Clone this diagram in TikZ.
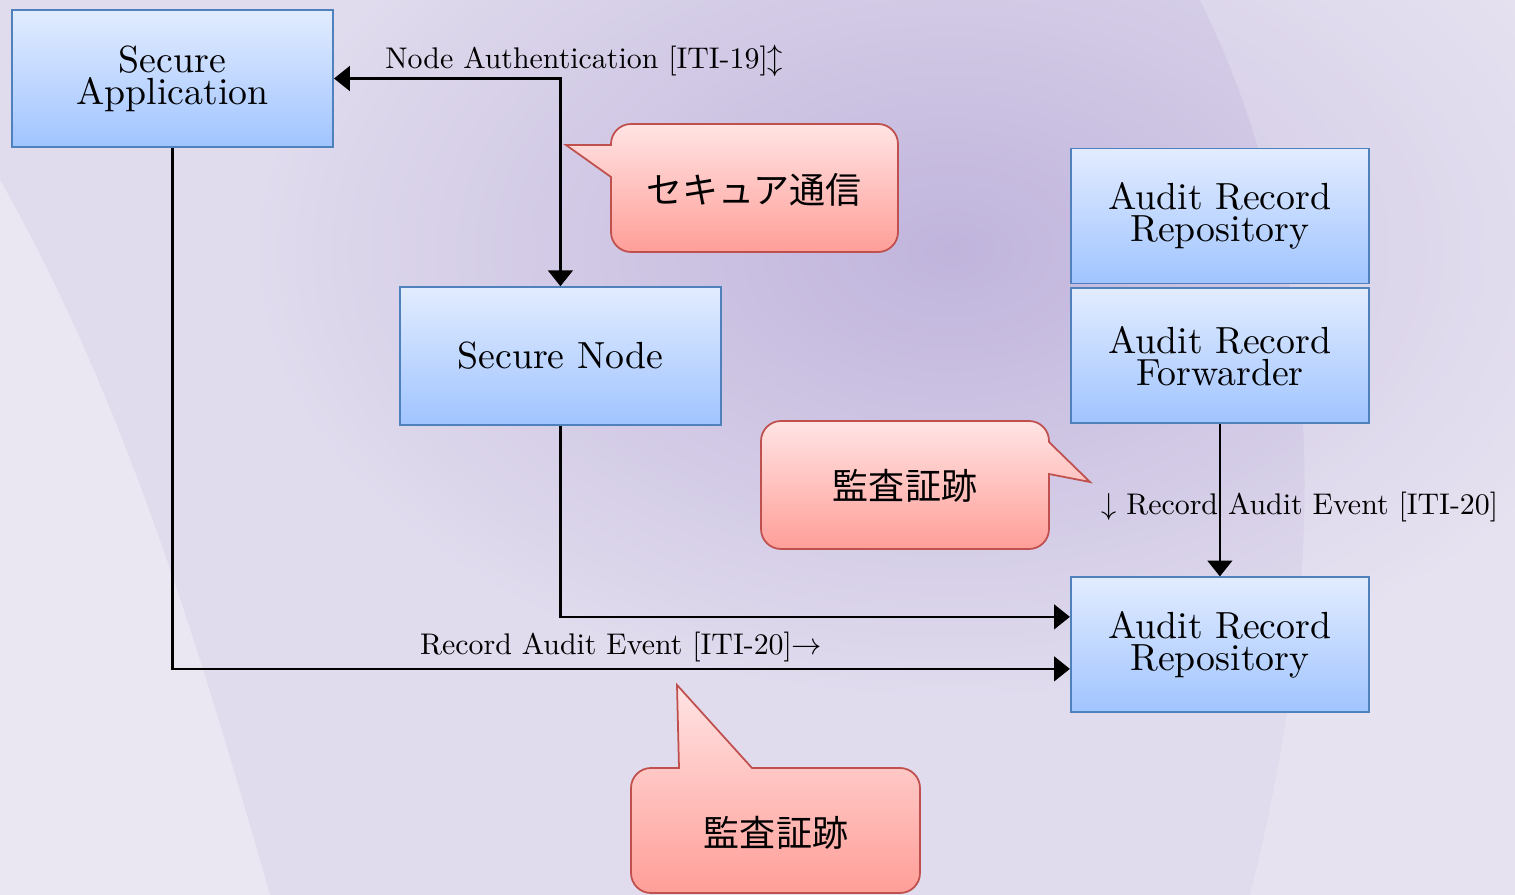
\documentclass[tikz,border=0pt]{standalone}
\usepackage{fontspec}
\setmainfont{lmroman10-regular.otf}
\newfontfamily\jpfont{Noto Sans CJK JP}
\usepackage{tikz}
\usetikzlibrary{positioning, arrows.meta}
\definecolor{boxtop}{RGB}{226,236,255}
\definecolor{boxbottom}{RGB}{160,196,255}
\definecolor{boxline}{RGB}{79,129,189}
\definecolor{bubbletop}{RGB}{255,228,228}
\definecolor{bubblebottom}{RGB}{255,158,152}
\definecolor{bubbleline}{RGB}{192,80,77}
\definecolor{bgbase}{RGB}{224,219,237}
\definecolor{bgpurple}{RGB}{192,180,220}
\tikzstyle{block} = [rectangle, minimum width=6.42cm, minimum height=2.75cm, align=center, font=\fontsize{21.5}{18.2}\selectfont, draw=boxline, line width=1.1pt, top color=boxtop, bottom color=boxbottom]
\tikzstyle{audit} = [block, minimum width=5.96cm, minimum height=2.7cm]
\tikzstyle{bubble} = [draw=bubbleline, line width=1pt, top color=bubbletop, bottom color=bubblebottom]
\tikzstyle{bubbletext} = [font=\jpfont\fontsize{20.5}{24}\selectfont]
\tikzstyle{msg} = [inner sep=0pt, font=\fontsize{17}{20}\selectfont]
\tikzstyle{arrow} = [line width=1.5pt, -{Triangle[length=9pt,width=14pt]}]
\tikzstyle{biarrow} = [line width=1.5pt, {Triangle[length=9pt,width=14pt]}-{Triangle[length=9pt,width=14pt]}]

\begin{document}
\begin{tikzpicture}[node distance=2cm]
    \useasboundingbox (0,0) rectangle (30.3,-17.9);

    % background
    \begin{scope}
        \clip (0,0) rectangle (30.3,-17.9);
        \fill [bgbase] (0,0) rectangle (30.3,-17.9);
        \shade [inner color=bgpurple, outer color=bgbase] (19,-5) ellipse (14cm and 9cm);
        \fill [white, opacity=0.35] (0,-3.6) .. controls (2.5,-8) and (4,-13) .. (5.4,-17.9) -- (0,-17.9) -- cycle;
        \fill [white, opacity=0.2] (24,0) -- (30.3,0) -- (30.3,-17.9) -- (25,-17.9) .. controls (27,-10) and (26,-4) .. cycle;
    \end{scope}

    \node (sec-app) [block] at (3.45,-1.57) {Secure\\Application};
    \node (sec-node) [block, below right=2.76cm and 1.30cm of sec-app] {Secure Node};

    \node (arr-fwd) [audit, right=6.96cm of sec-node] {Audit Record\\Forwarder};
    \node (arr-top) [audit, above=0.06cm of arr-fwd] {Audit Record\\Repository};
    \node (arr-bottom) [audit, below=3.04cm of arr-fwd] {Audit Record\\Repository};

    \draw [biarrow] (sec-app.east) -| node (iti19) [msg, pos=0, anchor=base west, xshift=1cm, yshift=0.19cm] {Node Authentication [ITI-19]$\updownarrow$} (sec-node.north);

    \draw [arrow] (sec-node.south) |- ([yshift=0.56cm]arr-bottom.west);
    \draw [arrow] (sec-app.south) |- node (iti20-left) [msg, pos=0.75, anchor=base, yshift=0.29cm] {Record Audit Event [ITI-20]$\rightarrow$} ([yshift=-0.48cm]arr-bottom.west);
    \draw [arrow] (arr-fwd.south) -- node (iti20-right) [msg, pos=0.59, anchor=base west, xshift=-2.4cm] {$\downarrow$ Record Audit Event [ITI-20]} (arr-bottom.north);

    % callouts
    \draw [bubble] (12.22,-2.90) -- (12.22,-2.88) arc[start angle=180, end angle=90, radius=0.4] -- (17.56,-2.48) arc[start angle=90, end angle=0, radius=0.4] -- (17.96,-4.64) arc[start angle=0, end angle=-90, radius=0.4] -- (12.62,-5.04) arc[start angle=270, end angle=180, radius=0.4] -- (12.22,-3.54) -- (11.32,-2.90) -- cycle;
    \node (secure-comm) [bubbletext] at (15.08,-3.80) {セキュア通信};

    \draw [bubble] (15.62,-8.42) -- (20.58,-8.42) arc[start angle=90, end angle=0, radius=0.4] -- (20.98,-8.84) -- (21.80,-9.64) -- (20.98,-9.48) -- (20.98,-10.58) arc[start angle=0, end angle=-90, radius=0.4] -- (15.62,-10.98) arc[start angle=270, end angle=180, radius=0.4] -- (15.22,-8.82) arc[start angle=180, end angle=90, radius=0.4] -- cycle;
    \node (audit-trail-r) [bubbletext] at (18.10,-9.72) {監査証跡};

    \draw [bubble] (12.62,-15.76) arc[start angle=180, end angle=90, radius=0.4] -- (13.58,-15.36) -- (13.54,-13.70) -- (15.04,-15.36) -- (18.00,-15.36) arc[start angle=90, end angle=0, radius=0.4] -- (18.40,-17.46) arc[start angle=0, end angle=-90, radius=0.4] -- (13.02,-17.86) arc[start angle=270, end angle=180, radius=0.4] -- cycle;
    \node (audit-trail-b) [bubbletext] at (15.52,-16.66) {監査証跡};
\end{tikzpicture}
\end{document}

--

[YOUR INSTRUCTIONS]:
Please write out all of the material above without changing a word, and omit any pictures.

[ANSWER TO THE EXERCISE]:
Clone this diagram in TikZ.
\documentclass[tikz,border=0pt]{standalone}
\usepackage{fontspec}
\setmainfont{lmroman10-regular.otf}
\newfontfamily\jpfont{Noto Sans CJK JP}
\usepackage{tikz}
\usetikzlibrary{positioning, arrows.meta}
\definecolor{boxtop}{RGB}{226,236,255}
\definecolor{boxbottom}{RGB}{160,196,255}
\definecolor{boxline}{RGB}{79,129,189}
\definecolor{bubbletop}{RGB}{255,228,228}
\definecolor{bubblebottom}{RGB}{255,158,152}
\definecolor{bubbleline}{RGB}{192,80,77}
\definecolor{bgbase}{RGB}{224,219,237}
\definecolor{bgpurple}{RGB}{192,180,220}
\tikzstyle{block} = [rectangle, minimum width=6.42cm, minimum height=2.75cm, align=center, font=\fontsize{21.5}{18.2}\selectfont, draw=boxline, line width=1.1pt, top color=boxtop, bottom color=boxbottom]
\tikzstyle{audit} = [block, minimum width=5.96cm, minimum height=2.7cm]
\tikzstyle{bubble} = [draw=bubbleline, line width=1pt, top color=bubbletop, bottom color=bubblebottom]
\tikzstyle{bubbletext} = [font=\jpfont\fontsize{20.5}{24}\selectfont]
\tikzstyle{msg} = [inner sep=0pt, font=\fontsize{17}{20}\selectfont]
\tikzstyle{arrow} = [line width=1.5pt, -{Triangle[length=9pt,width=14pt]}]
\tikzstyle{biarrow} = [line width=1.5pt, {Triangle[length=9pt,width=14pt]}-{Triangle[length=9pt,width=14pt]}]

\begin{document}
\begin{tikzpicture}[node distance=2cm]
    \useasboundingbox (0,0) rectangle (30.3,-17.9);

    % background
    \begin{scope}
        \clip (0,0) rectangle (30.3,-17.9);
        \fill [bgbase] (0,0) rectangle (30.3,-17.9);
        \shade [inner color=bgpurple, outer color=bgbase] (19,-5) ellipse (14cm and 9cm);
        \fill [white, opacity=0.35] (0,-3.6) .. controls (2.5,-8) and (4,-13) .. (5.4,-17.9) -- (0,-17.9) -- cycle;
        \fill [white, opacity=0.2] (24,0) -- (30.3,0) -- (30.3,-17.9) -- (25,-17.9) .. controls (27,-10) and (26,-4) .. cycle;
    \end{scope}

    \node (sec-app) [block] at (3.45,-1.57) {Secure\\Application};
    \node (sec-node) [block, below right=2.76cm and 1.30cm of sec-app] {Secure Node};

    \node (arr-fwd) [audit, right=6.96cm of sec-node] {Audit Record\\Forwarder};
    \node (arr-top) [audit, above=0.06cm of arr-fwd] {Audit Record\\Repository};
    \node (arr-bottom) [audit, below=3.04cm of arr-fwd] {Audit Record\\Repository};

    \draw [biarrow] (sec-app.east) -| node (iti19) [msg, pos=0, anchor=base west, xshift=1cm, yshift=0.19cm] {Node Authentication [ITI-19]$\updownarrow$} (sec-node.north);

    \draw [arrow] (sec-node.south) |- ([yshift=0.56cm]arr-bottom.west);
    \draw [arrow] (sec-app.south) |- node (iti20-left) [msg, pos=0.75, anchor=base, yshift=0.29cm] {Record Audit Event [ITI-20]$\rightarrow$} ([yshift=-0.48cm]arr-bottom.west);
    \draw [arrow] (arr-fwd.south) -- node (iti20-right) [msg, pos=0.59, anchor=base west, xshift=-2.4cm] {$\downarrow$ Record Audit Event [ITI-20]} (arr-bottom.north);

    % callouts
    \draw [bubble] (12.22,-2.90) -- (12.22,-2.88) arc[start angle=180, end angle=90, radius=0.4] -- (17.56,-2.48) arc[start angle=90, end angle=0, radius=0.4] -- (17.96,-4.64) arc[start angle=0, end angle=-90, radius=0.4] -- (12.62,-5.04) arc[start angle=270, end angle=180, radius=0.4] -- (12.22,-3.54) -- (11.32,-2.90) -- cycle;
    \node (secure-comm) [bubbletext] at (15.08,-3.80) {セキュア通信};

    \draw [bubble] (15.62,-8.42) -- (20.58,-8.42) arc[start angle=90, end angle=0, radius=0.4] -- (20.98,-8.84) -- (21.80,-9.64) -- (20.98,-9.48) -- (20.98,-10.58) arc[start angle=0, end angle=-90, radius=0.4] -- (15.62,-10.98) arc[start angle=270, end angle=180, radius=0.4] -- (15.22,-8.82) arc[start angle=180, end angle=90, radius=0.4] -- cycle;
    \node (audit-trail-r) [bubbletext] at (18.10,-9.72) {監査証跡};

    \draw [bubble] (12.62,-15.76) arc[start angle=180, end angle=90, radius=0.4] -- (13.58,-15.36) -- (13.54,-13.70) -- (15.04,-15.36) -- (18.00,-15.36) arc[start angle=90, end angle=0, radius=0.4] -- (18.40,-17.46) arc[start angle=0, end angle=-90, radius=0.4] -- (13.02,-17.86) arc[start angle=270, end angle=180, radius=0.4] -- cycle;
    \node (audit-trail-b) [bubbletext] at (15.52,-16.66) {監査証跡};
\end{tikzpicture}
\end{document}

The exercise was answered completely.